Oil extends losses ahead of key OPEC meeting




Oil prices retreated further in Asia Thursday on expectations the OPEC cartel will keep production at present levels despite pressure over falling prices at a key meeting later in the day, analysts said.

US benchmark West Texas Intermediate (WTI) for January delivery fell 89 cents to $72.80 while Brent crude for January was down $1.19 to $76.56 in afternoon trade.

WTI fell 40 cents in New York late Wednesday to its lowest closing point since September 2010. Brent eased 58 cents in London.

The 12-nation Organization of the Petroleum Exporting Countries will hold one of its toughest and most significant meetings in recent years in Vienna later Thursday, with members under pressure to address falling prices, which have sunk 30 per cent since June.

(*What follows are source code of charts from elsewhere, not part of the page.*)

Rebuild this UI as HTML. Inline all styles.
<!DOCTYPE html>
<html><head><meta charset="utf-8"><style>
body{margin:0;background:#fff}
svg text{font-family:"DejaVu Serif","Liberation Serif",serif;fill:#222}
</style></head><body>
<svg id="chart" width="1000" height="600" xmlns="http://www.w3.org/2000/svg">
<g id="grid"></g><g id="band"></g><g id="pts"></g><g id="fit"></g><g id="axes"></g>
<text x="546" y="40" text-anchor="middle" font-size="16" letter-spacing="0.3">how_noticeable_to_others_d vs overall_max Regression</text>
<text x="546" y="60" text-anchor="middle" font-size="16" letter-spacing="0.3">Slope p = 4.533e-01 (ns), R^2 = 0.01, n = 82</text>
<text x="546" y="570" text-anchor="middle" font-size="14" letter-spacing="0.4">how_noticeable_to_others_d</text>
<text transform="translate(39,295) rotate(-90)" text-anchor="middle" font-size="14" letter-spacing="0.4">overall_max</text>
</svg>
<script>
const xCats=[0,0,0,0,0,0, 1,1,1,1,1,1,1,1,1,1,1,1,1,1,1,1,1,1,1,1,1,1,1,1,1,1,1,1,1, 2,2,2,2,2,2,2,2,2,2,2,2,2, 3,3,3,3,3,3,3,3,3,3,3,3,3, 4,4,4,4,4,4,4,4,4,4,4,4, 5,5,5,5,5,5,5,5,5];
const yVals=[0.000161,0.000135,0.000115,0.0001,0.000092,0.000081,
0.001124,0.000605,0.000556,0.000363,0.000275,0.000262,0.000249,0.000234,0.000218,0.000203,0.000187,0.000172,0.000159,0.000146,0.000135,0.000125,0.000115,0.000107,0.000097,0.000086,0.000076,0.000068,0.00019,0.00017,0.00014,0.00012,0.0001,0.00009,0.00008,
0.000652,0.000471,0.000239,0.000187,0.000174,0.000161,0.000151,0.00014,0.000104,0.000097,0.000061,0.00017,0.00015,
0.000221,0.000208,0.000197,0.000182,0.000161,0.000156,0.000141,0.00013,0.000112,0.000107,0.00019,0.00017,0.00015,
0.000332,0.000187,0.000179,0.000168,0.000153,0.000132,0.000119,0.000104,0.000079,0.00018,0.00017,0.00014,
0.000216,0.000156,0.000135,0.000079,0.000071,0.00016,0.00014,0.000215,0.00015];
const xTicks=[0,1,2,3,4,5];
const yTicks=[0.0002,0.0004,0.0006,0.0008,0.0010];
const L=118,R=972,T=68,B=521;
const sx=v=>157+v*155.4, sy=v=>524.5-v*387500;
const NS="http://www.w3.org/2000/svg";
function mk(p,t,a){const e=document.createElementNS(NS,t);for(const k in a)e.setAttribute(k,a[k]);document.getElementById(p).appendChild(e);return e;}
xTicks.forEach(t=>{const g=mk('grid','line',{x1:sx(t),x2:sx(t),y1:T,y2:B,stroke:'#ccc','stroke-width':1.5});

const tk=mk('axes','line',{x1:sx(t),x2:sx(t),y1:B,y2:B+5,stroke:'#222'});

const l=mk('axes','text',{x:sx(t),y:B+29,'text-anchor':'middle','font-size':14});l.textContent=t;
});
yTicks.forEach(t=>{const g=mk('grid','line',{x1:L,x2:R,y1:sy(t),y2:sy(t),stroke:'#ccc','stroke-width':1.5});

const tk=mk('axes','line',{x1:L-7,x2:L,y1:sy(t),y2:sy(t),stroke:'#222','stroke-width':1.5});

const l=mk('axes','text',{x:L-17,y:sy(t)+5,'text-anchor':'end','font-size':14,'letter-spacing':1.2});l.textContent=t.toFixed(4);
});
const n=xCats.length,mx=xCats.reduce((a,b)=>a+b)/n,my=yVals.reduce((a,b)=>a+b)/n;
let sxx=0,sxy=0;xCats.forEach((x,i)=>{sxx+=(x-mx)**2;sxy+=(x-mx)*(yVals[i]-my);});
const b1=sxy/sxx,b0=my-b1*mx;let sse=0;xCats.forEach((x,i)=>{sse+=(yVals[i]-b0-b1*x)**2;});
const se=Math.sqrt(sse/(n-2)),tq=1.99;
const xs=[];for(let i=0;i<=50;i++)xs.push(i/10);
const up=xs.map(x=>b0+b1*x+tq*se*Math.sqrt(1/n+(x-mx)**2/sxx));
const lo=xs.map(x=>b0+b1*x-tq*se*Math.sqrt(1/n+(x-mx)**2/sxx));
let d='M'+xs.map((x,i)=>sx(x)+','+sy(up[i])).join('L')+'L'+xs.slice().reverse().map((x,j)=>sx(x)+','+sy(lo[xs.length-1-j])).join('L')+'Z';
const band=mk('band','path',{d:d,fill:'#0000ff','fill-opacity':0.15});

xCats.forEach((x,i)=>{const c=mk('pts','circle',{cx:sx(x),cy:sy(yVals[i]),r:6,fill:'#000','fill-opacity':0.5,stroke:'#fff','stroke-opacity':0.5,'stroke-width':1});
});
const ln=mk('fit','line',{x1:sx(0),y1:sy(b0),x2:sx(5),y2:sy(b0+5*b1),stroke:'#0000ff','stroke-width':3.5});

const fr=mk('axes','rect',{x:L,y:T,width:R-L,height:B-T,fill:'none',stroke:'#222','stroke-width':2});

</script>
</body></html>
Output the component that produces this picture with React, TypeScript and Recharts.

“All eyes are squarely on OPEC now. We suspect they will decide to keep to their current 30 million barrel-a-day production level,” David Lennox, resource analyst at Fat Prophets in Sydney, told AFP.

“They could make some token, insignificant cuts in production… OPEC has been inclined to surprises before,” he added.

Sanjeev Gupta, head of the Asia-Pacific oil and gas practice at business consultancy firm EY, said “in the absence of an announcement of a major cut… crude oil prices will continue to remain soft till the end of this year”.

Traders have been digesting a plethora of statements from petroleum ministers ahead of the OPEC meeting.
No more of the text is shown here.